Pumpkin Chip Muffins


Pumpkin Chip Muffins
Acorn Squash, Breakfast dishes, Butternut Squash, Delicata Squash, Desserts, Festival Squash, Recipe, Snacks
March 29, 2017
Pumpkin Chip Muffins
Ingredients
2 eggs
3/4 cup brown sugar
2 cups roasted winter squash (butternut is best)
1/2 cup canola oil
3/4 cup unbleached flour
3/4 cup whole-wheat flour
1 tsp. baking soda
1 tsp. baking powder
1 tsp. ground cinnamon
1/2 tsp. salt
1 cup semisweet chocolate chips
Directions
1Preheat oven to 400ºF (200ºC).
2 Lightly grease a 12-cup muffin pan, or line with paper baking cups.
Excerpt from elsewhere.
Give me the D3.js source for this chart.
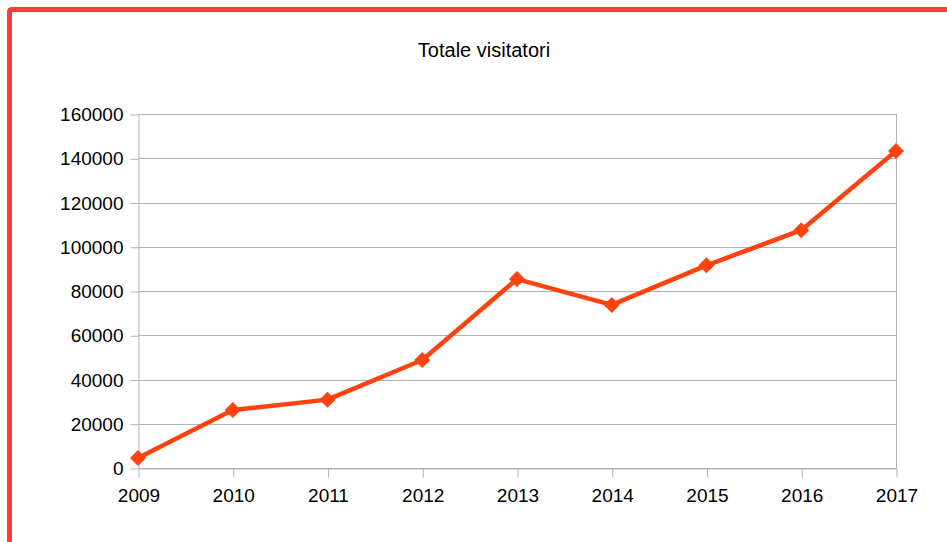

3 Beat the eggs in a large bowl, and mix in the sugars, squash and oil.
4 In a medium bowl, mix the flours, baking soda, baking powder, cinnamon and salt. Blend into the egg and pumpkin mixture.
5 Fold in the chocolate chips and spoon into the muffin pans.
6 Bake in the preheated oven 15 to 20 minutes, or until a toothpick inserted in the center comes out clean.
7 Remove muffins from pan, and cool on a wire rack.